Source code of charts
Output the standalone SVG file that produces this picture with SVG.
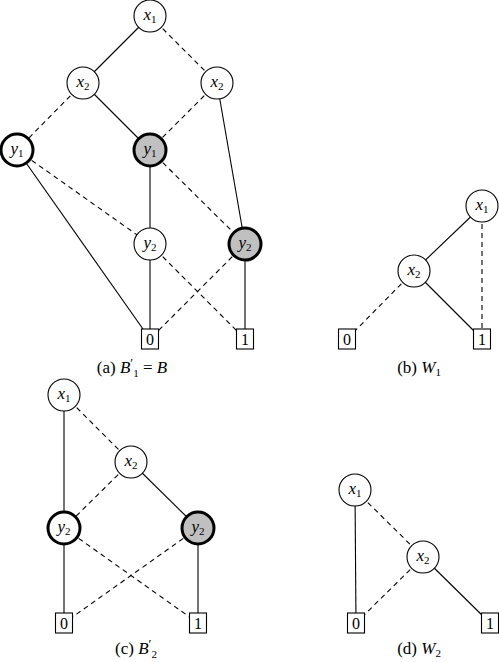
<svg xmlns="http://www.w3.org/2000/svg" width="499" height="662" viewBox="0 0 499 662">
<style>
.s{stroke:#000;stroke-width:1.1;fill:none}
.d{stroke:#000;stroke-width:1.1;fill:none;stroke-dasharray:5,4}
.n{fill:#fff;stroke:#000;stroke-width:1.1}
.b{fill:#fff;stroke:#000;stroke-width:3}
.g{fill:#c0c0c0;stroke:#000;stroke-width:3}
.t{font-family:"Liberation Serif","DejaVu Serif",serif;font-size:17px;text-anchor:middle}
.i{font-style:italic}
.sub{font-size:11px;font-style:normal}
.c{font-family:"Liberation Serif","DejaVu Serif",serif;font-size:17px;text-anchor:middle}
.bx{fill:#fff;stroke:#000;stroke-width:1.1}
.bt{font-family:"Liberation Serif","DejaVu Serif",serif;font-size:16px;text-anchor:middle}
</style>
<defs>
<circle id="circ" r="16"/>
</defs>
<g id="connectors">
<!-- (a) -->
<line class="s" x1="150" y1="16" x2="83" y2="83"/>
<line class="d" x1="150" y1="16" x2="217" y2="83"/>
<line class="d" x1="83" y1="83" x2="17" y2="150"/>
<line class="s" x1="83" y1="83" x2="150" y2="150"/>
<line class="d" x1="217" y1="83" x2="150" y2="150"/>
<line class="s" x1="217" y1="83" x2="245" y2="244"/>
<line class="s" x1="17" y1="150" x2="150" y2="339"/>
<line class="d" x1="17" y1="150" x2="150" y2="244"/>
<line class="s" x1="150" y1="150" x2="150" y2="244"/>
<line class="d" x1="150" y1="150" x2="245" y2="244"/>
<line class="s" x1="150" y1="244" x2="150" y2="339"/>
<line class="d" x1="150" y1="244" x2="245" y2="339"/>
<line class="d" x1="245" y1="244" x2="150" y2="339"/>
<line class="s" x1="245" y1="244" x2="245" y2="339"/>
<!-- (b) -->
<line class="s" x1="482" y1="206" x2="414" y2="271"/>
<line class="d" x1="482" y1="206" x2="482" y2="339"/>
<line class="d" x1="414" y1="271" x2="347" y2="339"/>
<line class="s" x1="414" y1="271" x2="482" y2="339"/>
<!-- (c) -->
<line class="s" x1="64" y1="395" x2="64" y2="528"/>
<line class="d" x1="64" y1="395" x2="131" y2="462"/>
<line class="d" x1="131" y1="462" x2="64" y2="528"/>
<line class="s" x1="131" y1="462" x2="198" y2="528"/>
<line class="s" x1="64" y1="528" x2="64" y2="623"/>
<line class="d" x1="64" y1="528" x2="198" y2="623"/>
<line class="d" x1="198" y1="528" x2="64" y2="623"/>
<line class="s" x1="198" y1="528" x2="198" y2="623"/>
<!-- (d) -->
<line class="s" x1="355" y1="490" x2="356" y2="623"/>
<line class="d" x1="355" y1="490" x2="423" y2="557"/>
<line class="d" x1="423" y1="557" x2="356" y2="623"/>
<line class="s" x1="423" y1="557" x2="490" y2="623"/>
</g>

<!-- (a) nodes -->
<g id="a_x1"><use href="#circ" class="n" x="150" y="16"/><text class="t" x="150" y="20"><tspan class="i">x</tspan><tspan class="sub" dy="3">1</tspan></text></g>
<g id="a_x2L"><use href="#circ" class="n" x="83" y="83"/><text class="t" x="83" y="87"><tspan class="i">x</tspan><tspan class="sub" dy="3">2</tspan></text></g>
<g id="a_x2R"><use href="#circ" class="n" x="217" y="83"/><text class="t" x="217" y="87"><tspan class="i">x</tspan><tspan class="sub" dy="3">2</tspan></text></g>
<g id="a_y1L"><use href="#circ" class="b" x="17" y="150"/><text class="t" x="17" y="154"><tspan class="i">y</tspan><tspan class="sub" dy="3">1</tspan></text></g>
<g id="a_y1M"><use href="#circ" class="g" x="150" y="150"/><text class="t" x="150" y="154"><tspan class="i">y</tspan><tspan class="sub" dy="3">1</tspan></text></g>
<g id="a_y2M"><use href="#circ" class="n" x="150" y="244"/><text class="t" x="150" y="248"><tspan class="i">y</tspan><tspan class="sub" dy="3">2</tspan></text></g>
<g id="a_y2R"><use href="#circ" class="g" x="245" y="244"/><text class="t" x="245" y="248"><tspan class="i">y</tspan><tspan class="sub" dy="3">2</tspan></text></g>
<g id="a_0"><rect class="bx" x="141.5" y="329" width="17" height="20"/><text class="bt" x="150" y="345">0</text></g>
<g id="a_1"><rect class="bx" x="236.5" y="329" width="17" height="20"/><text class="bt" x="245" y="345">1</text></g>
<text id="cap_a" class="c" x="132" y="373">(a) <tspan class="i">B</tspan><tspan font-size="13" dy="-6">′</tspan><tspan font-size="11" dy="10">1</tspan><tspan dy="-4"> = </tspan><tspan class="i">B</tspan></text>

<!-- (b) nodes -->
<g id="b_x1"><use href="#circ" class="n" x="482" y="206"/><text class="t" x="482" y="210"><tspan class="i">x</tspan><tspan class="sub" dy="3">1</tspan></text></g>
<g id="b_x2"><use href="#circ" class="n" x="414" y="271"/><text class="t" x="414" y="275"><tspan class="i">x</tspan><tspan class="sub" dy="3">2</tspan></text></g>
<g id="b_0"><rect class="bx" x="338.5" y="329" width="17" height="20"/><text class="bt" x="347" y="345">0</text></g>
<g id="b_1"><rect class="bx" x="473.5" y="329" width="17" height="20"/><text class="bt" x="482" y="345">1</text></g>
<text id="cap_b" class="c" x="419" y="373">(b) <tspan class="i">W</tspan><tspan font-size="11" dy="3">1</tspan></text>

<!-- (c) nodes -->
<g id="c_x1"><use href="#circ" class="n" x="64" y="395"/><text class="t" x="64" y="399"><tspan class="i">x</tspan><tspan class="sub" dy="3">1</tspan></text></g>
<g id="c_x2"><use href="#circ" class="n" x="131" y="462"/><text class="t" x="131" y="466"><tspan class="i">x</tspan><tspan class="sub" dy="3">2</tspan></text></g>
<g id="c_y2L"><use href="#circ" class="b" x="64" y="528"/><text class="t" x="64" y="532"><tspan class="i">y</tspan><tspan class="sub" dy="3">2</tspan></text></g>
<g id="c_y2R"><use href="#circ" class="g" x="198" y="528"/><text class="t" x="198" y="532"><tspan class="i">y</tspan><tspan class="sub" dy="3">2</tspan></text></g>
<g id="c_0"><rect class="bx" x="55.5" y="613" width="17" height="20"/><text class="bt" x="64" y="629">0</text></g>
<g id="c_1"><rect class="bx" x="189.5" y="613" width="17" height="20"/><text class="bt" x="198" y="629">1</text></g>
<text id="cap_c" class="c" x="136" y="654">(c) <tspan class="i">B</tspan><tspan font-size="13" dy="-6">′</tspan><tspan font-size="11" dy="10">2</tspan></text>

<!-- (d) nodes -->
<g id="d_x1"><use href="#circ" class="n" x="355" y="490"/><text class="t" x="355" y="494"><tspan class="i">x</tspan><tspan class="sub" dy="3">1</tspan></text></g>
<g id="d_x2"><use href="#circ" class="n" x="423" y="557"/><text class="t" x="423" y="561"><tspan class="i">x</tspan><tspan class="sub" dy="3">2</tspan></text></g>
<g id="d_0"><rect class="bx" x="347.5" y="613" width="17" height="20"/><text class="bt" x="356" y="629">0</text></g>
<g id="d_1"><rect class="bx" x="481.5" y="613" width="17" height="20"/><text class="bt" x="490" y="629">1</text></g>
<text id="cap_d" class="c" x="419" y="654">(d) <tspan class="i">W</tspan><tspan font-size="11" dy="3">2</tspan></text>
</svg>
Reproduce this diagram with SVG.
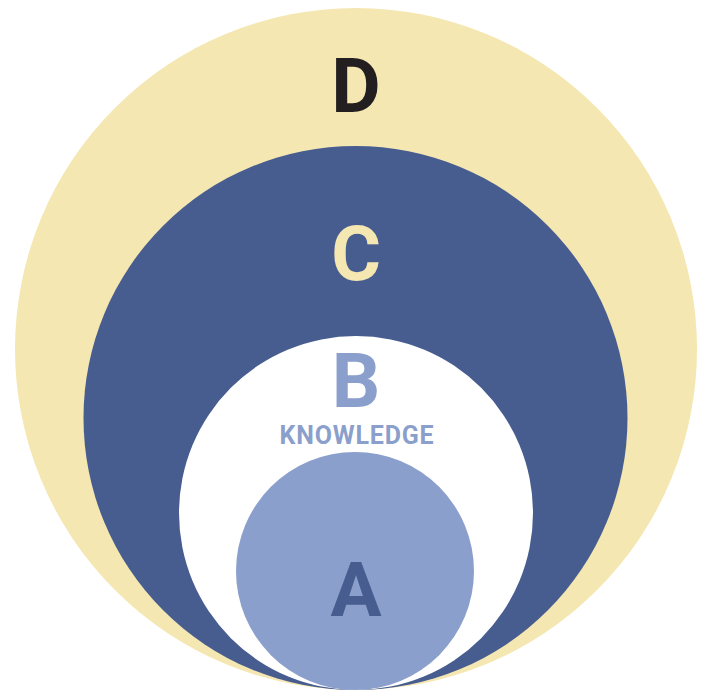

• _WORK TO BE COMPLETED_: Copy every entry exactly as written. Pictures are excluded.

• _ANSWER TO THIS PROBLEM_:
Output the standalone SVG file that produces this picture with SVG.
<svg xmlns="http://www.w3.org/2000/svg" width="499" height="662" viewBox="0 0 499 662">
<style>
.s{stroke:#000;stroke-width:1.1;fill:none}
.d{stroke:#000;stroke-width:1.1;fill:none;stroke-dasharray:5,4}
.n{fill:#fff;stroke:#000;stroke-width:1.1}
.b{fill:#fff;stroke:#000;stroke-width:3}
.g{fill:#c0c0c0;stroke:#000;stroke-width:3}
.t{font-family:"Liberation Serif","DejaVu Serif",serif;font-size:17px;text-anchor:middle}
.i{font-style:italic}
.sub{font-size:11px;font-style:normal}
.c{font-family:"Liberation Serif","DejaVu Serif",serif;font-size:17px;text-anchor:middle}
.bx{fill:#fff;stroke:#000;stroke-width:1.1}
.bt{font-family:"Liberation Serif","DejaVu Serif",serif;font-size:16px;text-anchor:middle}
</style>
<defs>
<circle id="circ" r="16"/>
</defs>
<g id="connectors">
<!-- (a) -->
<line class="s" x1="150" y1="16" x2="83" y2="83"/>
<line class="d" x1="150" y1="16" x2="217" y2="83"/>
<line class="d" x1="83" y1="83" x2="17" y2="150"/>
<line class="s" x1="83" y1="83" x2="150" y2="150"/>
<line class="d" x1="217" y1="83" x2="150" y2="150"/>
<line class="s" x1="217" y1="83" x2="245" y2="244"/>
<line class="s" x1="17" y1="150" x2="150" y2="339"/>
<line class="d" x1="17" y1="150" x2="150" y2="244"/>
<line class="s" x1="150" y1="150" x2="150" y2="244"/>
<line class="d" x1="150" y1="150" x2="245" y2="244"/>
<line class="s" x1="150" y1="244" x2="150" y2="339"/>
<line class="d" x1="150" y1="244" x2="245" y2="339"/>
<line class="d" x1="245" y1="244" x2="150" y2="339"/>
<line class="s" x1="245" y1="244" x2="245" y2="339"/>
<!-- (b) -->
<line class="s" x1="482" y1="206" x2="414" y2="271"/>
<line class="d" x1="482" y1="206" x2="482" y2="339"/>
<line class="d" x1="414" y1="271" x2="347" y2="339"/>
<line class="s" x1="414" y1="271" x2="482" y2="339"/>
<!-- (c) -->
<line class="s" x1="64" y1="395" x2="64" y2="528"/>
<line class="d" x1="64" y1="395" x2="131" y2="462"/>
<line class="d" x1="131" y1="462" x2="64" y2="528"/>
<line class="s" x1="131" y1="462" x2="198" y2="528"/>
<line class="s" x1="64" y1="528" x2="64" y2="623"/>
<line class="d" x1="64" y1="528" x2="198" y2="623"/>
<line class="d" x1="198" y1="528" x2="64" y2="623"/>
<line class="s" x1="198" y1="528" x2="198" y2="623"/>
<!-- (d) -->
<line class="s" x1="355" y1="490" x2="356" y2="623"/>
<line class="d" x1="355" y1="490" x2="423" y2="557"/>
<line class="d" x1="423" y1="557" x2="356" y2="623"/>
<line class="s" x1="423" y1="557" x2="490" y2="623"/>
</g>

<!-- (a) nodes -->
<g id="a_x1"><use href="#circ" class="n" x="150" y="16"/><text class="t" x="150" y="20"><tspan class="i">x</tspan><tspan class="sub" dy="3">1</tspan></text></g>
<g id="a_x2L"><use href="#circ" class="n" x="83" y="83"/><text class="t" x="83" y="87"><tspan class="i">x</tspan><tspan class="sub" dy="3">2</tspan></text></g>
<g id="a_x2R"><use href="#circ" class="n" x="217" y="83"/><text class="t" x="217" y="87"><tspan class="i">x</tspan><tspan class="sub" dy="3">2</tspan></text></g>
<g id="a_y1L"><use href="#circ" class="b" x="17" y="150"/><text class="t" x="17" y="154"><tspan class="i">y</tspan><tspan class="sub" dy="3">1</tspan></text></g>
<g id="a_y1M"><use href="#circ" class="g" x="150" y="150"/><text class="t" x="150" y="154"><tspan class="i">y</tspan><tspan class="sub" dy="3">1</tspan></text></g>
<g id="a_y2M"><use href="#circ" class="n" x="150" y="244"/><text class="t" x="150" y="248"><tspan class="i">y</tspan><tspan class="sub" dy="3">2</tspan></text></g>
<g id="a_y2R"><use href="#circ" class="g" x="245" y="244"/><text class="t" x="245" y="248"><tspan class="i">y</tspan><tspan class="sub" dy="3">2</tspan></text></g>
<g id="a_0"><rect class="bx" x="141.5" y="329" width="17" height="20"/><text class="bt" x="150" y="345">0</text></g>
<g id="a_1"><rect class="bx" x="236.5" y="329" width="17" height="20"/><text class="bt" x="245" y="345">1</text></g>
<text id="cap_a" class="c" x="132" y="373">(a) <tspan class="i">B</tspan><tspan font-size="13" dy="-6">′</tspan><tspan font-size="11" dy="10">1</tspan><tspan dy="-4"> = </tspan><tspan class="i">B</tspan></text>

<!-- (b) nodes -->
<g id="b_x1"><use href="#circ" class="n" x="482" y="206"/><text class="t" x="482" y="210"><tspan class="i">x</tspan><tspan class="sub" dy="3">1</tspan></text></g>
<g id="b_x2"><use href="#circ" class="n" x="414" y="271"/><text class="t" x="414" y="275"><tspan class="i">x</tspan><tspan class="sub" dy="3">2</tspan></text></g>
<g id="b_0"><rect class="bx" x="338.5" y="329" width="17" height="20"/><text class="bt" x="347" y="345">0</text></g>
<g id="b_1"><rect class="bx" x="473.5" y="329" width="17" height="20"/><text class="bt" x="482" y="345">1</text></g>
<text id="cap_b" class="c" x="419" y="373">(b) <tspan class="i">W</tspan><tspan font-size="11" dy="3">1</tspan></text>

<!-- (c) nodes -->
<g id="c_x1"><use href="#circ" class="n" x="64" y="395"/><text class="t" x="64" y="399"><tspan class="i">x</tspan><tspan class="sub" dy="3">1</tspan></text></g>
<g id="c_x2"><use href="#circ" class="n" x="131" y="462"/><text class="t" x="131" y="466"><tspan class="i">x</tspan><tspan class="sub" dy="3">2</tspan></text></g>
<g id="c_y2L"><use href="#circ" class="b" x="64" y="528"/><text class="t" x="64" y="532"><tspan class="i">y</tspan><tspan class="sub" dy="3">2</tspan></text></g>
<g id="c_y2R"><use href="#circ" class="g" x="198" y="528"/><text class="t" x="198" y="532"><tspan class="i">y</tspan><tspan class="sub" dy="3">2</tspan></text></g>
<g id="c_0"><rect class="bx" x="55.5" y="613" width="17" height="20"/><text class="bt" x="64" y="629">0</text></g>
<g id="c_1"><rect class="bx" x="189.5" y="613" width="17" height="20"/><text class="bt" x="198" y="629">1</text></g>
<text id="cap_c" class="c" x="136" y="654">(c) <tspan class="i">B</tspan><tspan font-size="13" dy="-6">′</tspan><tspan font-size="11" dy="10">2</tspan></text>

<!-- (d) nodes -->
<g id="d_x1"><use href="#circ" class="n" x="355" y="490"/><text class="t" x="355" y="494"><tspan class="i">x</tspan><tspan class="sub" dy="3">1</tspan></text></g>
<g id="d_x2"><use href="#circ" class="n" x="423" y="557"/><text class="t" x="423" y="561"><tspan class="i">x</tspan><tspan class="sub" dy="3">2</tspan></text></g>
<g id="d_0"><rect class="bx" x="347.5" y="613" width="17" height="20"/><text class="bt" x="356" y="629">0</text></g>
<g id="d_1"><rect class="bx" x="481.5" y="613" width="17" height="20"/><text class="bt" x="490" y="629">1</text></g>
<text id="cap_d" class="c" x="419" y="654">(d) <tspan class="i">W</tspan><tspan font-size="11" dy="3">2</tspan></text>
</svg>
Reproduce this diagram with SVG.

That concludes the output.